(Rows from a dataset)
********************

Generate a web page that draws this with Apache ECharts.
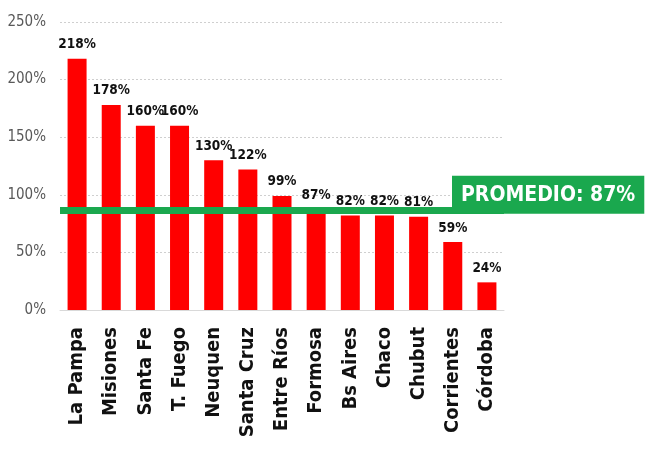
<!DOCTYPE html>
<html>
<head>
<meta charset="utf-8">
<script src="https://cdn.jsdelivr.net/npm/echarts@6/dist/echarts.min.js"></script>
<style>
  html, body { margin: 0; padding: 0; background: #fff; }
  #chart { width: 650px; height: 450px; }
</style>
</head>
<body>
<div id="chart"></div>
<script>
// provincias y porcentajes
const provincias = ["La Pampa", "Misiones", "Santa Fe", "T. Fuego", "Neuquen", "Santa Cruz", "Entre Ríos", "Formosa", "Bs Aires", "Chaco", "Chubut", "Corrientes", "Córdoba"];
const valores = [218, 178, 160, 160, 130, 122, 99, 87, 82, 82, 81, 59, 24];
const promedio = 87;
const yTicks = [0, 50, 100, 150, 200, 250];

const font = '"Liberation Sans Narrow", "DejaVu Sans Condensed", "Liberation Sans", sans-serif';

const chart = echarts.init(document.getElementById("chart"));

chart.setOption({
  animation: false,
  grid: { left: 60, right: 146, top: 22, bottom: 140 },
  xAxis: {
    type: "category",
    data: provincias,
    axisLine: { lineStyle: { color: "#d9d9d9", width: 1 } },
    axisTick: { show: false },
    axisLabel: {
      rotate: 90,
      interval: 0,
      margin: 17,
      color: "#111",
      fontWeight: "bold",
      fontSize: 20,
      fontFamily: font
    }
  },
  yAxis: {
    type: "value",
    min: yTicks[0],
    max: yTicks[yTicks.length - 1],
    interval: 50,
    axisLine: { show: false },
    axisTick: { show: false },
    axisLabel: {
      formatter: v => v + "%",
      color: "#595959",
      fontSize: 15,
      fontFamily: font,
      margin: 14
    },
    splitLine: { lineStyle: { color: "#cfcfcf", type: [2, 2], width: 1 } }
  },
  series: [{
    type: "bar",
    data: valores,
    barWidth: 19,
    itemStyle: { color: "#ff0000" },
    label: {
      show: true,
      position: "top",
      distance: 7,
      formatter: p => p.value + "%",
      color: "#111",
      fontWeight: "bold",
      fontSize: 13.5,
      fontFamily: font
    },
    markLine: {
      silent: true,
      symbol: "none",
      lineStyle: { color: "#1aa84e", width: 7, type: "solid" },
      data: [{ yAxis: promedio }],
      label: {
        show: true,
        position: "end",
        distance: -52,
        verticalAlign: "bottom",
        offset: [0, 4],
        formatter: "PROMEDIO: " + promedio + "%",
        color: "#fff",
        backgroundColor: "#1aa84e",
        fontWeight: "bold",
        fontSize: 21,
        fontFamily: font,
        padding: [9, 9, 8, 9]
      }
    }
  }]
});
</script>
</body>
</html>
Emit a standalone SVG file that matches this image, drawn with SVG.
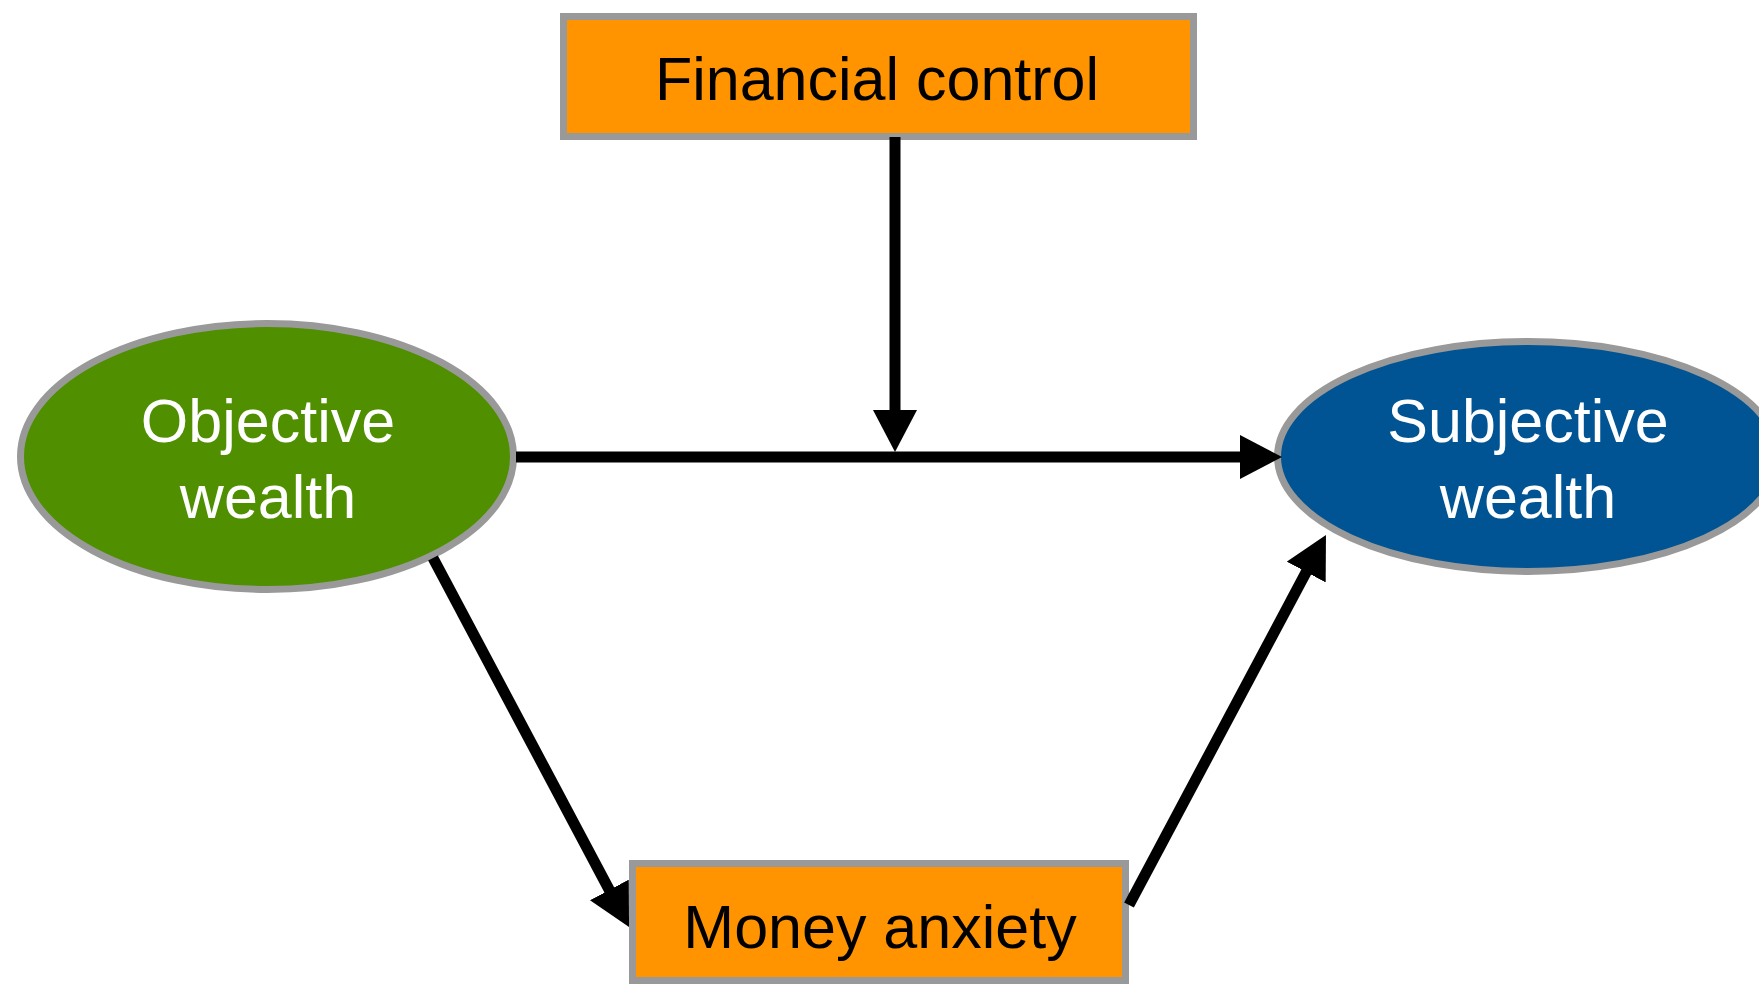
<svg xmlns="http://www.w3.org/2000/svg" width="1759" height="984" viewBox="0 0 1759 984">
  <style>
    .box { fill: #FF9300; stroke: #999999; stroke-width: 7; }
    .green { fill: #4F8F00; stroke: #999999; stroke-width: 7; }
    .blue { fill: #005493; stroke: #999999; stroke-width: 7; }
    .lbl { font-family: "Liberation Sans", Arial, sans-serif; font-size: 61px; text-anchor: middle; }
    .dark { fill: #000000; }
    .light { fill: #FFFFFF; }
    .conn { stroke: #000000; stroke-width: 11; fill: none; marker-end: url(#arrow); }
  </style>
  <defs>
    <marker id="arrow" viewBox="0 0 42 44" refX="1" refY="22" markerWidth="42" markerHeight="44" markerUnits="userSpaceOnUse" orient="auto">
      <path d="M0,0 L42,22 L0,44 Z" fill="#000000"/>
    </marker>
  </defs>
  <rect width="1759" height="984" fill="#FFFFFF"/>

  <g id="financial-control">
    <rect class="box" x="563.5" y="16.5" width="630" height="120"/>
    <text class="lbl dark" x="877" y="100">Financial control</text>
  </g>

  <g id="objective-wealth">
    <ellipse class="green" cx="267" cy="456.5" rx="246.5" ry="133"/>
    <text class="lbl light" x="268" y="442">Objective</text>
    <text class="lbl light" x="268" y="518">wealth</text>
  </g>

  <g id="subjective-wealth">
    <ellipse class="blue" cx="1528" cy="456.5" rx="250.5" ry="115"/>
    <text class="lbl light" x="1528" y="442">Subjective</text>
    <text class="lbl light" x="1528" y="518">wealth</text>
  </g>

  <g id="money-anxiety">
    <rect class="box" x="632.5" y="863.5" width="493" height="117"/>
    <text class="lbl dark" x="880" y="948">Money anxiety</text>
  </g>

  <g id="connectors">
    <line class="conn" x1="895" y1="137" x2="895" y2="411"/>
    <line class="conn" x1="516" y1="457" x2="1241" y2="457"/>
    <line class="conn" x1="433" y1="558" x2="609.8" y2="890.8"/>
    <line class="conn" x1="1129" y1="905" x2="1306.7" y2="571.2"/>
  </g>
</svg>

********************

» **SHORT PROBLEM**:
Select and copy every line from the records that includes the word "this".

» **COMPLETE OUTPUT**:
Generate a web page that draws this with Apache ECharts.
Emit a standalone SVG file that matches this image, drawn with SVG.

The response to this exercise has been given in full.